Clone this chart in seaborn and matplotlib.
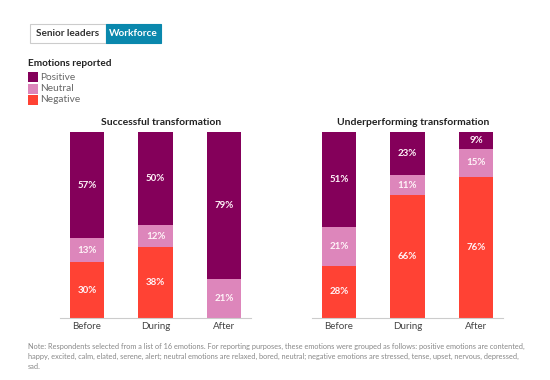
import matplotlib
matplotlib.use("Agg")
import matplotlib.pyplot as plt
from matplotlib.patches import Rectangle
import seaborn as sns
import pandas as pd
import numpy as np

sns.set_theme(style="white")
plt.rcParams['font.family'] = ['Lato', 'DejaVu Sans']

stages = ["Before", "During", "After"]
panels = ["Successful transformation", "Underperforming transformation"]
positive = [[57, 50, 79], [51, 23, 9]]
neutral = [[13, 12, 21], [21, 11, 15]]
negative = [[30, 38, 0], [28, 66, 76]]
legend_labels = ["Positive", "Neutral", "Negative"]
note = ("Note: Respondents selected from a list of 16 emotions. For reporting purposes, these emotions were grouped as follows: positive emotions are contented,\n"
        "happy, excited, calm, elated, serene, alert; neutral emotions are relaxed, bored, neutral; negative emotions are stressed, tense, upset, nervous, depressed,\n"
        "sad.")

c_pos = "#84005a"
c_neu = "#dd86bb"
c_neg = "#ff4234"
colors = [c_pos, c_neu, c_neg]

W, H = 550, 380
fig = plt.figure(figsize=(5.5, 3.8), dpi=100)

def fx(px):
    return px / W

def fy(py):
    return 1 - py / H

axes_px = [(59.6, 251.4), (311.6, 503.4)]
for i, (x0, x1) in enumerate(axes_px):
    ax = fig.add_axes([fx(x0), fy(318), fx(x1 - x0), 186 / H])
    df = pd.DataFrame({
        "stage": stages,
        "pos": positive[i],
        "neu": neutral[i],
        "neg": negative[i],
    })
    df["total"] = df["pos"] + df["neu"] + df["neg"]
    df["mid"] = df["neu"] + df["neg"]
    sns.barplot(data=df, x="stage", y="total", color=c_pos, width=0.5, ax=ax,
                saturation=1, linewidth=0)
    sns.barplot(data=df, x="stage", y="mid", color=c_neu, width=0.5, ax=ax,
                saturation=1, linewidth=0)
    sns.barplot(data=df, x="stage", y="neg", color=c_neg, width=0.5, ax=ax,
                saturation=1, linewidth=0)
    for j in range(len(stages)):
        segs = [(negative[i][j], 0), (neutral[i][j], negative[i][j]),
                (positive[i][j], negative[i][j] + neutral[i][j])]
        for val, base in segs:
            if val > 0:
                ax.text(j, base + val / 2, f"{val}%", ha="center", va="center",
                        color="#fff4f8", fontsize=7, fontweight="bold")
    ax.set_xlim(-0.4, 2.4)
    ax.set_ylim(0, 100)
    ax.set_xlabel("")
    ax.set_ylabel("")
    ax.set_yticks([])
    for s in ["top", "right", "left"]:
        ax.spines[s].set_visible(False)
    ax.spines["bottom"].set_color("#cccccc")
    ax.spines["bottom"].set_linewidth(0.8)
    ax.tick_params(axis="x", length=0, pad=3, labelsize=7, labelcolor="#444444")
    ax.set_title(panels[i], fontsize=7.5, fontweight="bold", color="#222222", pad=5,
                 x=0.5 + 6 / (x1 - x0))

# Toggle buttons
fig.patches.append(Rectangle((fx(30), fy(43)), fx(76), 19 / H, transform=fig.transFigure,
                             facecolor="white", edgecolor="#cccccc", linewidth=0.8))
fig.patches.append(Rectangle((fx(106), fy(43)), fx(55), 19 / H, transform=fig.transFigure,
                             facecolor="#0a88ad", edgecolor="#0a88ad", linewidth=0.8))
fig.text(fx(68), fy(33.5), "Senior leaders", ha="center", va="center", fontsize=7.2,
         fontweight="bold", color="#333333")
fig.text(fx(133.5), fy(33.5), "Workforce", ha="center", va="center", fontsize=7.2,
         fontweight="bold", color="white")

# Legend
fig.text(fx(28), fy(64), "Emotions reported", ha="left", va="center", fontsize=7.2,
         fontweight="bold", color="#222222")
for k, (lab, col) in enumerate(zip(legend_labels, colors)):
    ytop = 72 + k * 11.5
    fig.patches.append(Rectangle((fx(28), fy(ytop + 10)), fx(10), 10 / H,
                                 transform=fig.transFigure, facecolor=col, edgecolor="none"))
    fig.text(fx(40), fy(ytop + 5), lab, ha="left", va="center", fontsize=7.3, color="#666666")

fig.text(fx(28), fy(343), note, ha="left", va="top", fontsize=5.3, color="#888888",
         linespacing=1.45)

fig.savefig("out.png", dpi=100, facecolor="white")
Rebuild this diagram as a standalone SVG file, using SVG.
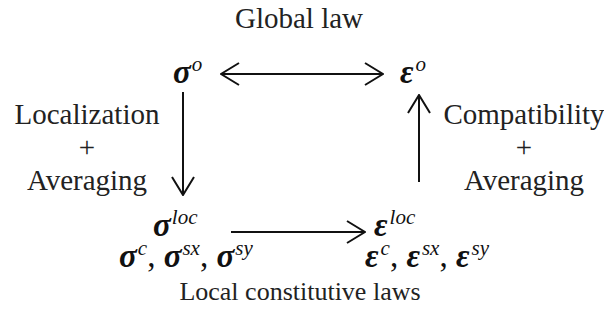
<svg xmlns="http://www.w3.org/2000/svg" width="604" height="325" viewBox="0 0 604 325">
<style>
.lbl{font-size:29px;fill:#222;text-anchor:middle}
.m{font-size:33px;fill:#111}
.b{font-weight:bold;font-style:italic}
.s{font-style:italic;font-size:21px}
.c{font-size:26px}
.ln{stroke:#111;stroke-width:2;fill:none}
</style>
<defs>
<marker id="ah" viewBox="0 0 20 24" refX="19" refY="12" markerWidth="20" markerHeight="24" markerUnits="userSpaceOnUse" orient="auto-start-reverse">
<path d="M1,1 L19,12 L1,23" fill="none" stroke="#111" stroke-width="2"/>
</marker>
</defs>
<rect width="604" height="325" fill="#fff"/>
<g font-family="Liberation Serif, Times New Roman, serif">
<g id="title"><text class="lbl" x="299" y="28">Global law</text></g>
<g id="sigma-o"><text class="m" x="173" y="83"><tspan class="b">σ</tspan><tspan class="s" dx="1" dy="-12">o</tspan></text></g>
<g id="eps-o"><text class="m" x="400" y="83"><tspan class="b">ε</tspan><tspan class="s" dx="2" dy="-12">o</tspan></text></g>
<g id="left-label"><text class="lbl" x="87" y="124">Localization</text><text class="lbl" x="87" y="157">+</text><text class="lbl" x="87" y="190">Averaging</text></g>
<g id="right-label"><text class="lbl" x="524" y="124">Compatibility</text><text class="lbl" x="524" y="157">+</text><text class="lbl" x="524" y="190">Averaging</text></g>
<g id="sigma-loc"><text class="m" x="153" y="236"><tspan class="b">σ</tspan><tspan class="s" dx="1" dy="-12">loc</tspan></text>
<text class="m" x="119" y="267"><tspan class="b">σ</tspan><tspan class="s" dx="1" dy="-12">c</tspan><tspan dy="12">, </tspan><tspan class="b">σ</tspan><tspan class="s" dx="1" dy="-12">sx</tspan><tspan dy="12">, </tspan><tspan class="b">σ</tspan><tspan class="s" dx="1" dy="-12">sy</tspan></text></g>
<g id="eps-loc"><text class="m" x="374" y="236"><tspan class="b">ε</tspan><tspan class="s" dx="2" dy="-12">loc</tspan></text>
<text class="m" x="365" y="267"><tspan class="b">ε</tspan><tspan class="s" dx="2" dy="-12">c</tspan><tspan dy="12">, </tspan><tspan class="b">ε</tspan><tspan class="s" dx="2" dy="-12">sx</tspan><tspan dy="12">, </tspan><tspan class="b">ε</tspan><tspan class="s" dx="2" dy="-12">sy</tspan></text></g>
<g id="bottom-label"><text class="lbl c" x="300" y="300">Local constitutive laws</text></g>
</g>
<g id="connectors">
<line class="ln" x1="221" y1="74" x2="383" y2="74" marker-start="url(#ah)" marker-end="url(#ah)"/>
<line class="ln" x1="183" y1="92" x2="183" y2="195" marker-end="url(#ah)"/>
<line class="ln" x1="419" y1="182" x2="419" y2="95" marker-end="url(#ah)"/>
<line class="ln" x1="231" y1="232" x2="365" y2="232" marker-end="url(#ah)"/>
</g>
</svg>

Given task ▸ State the number of lines in the preceding entries that include the word "this". Provide nothing else.

Output of the task ▸ 2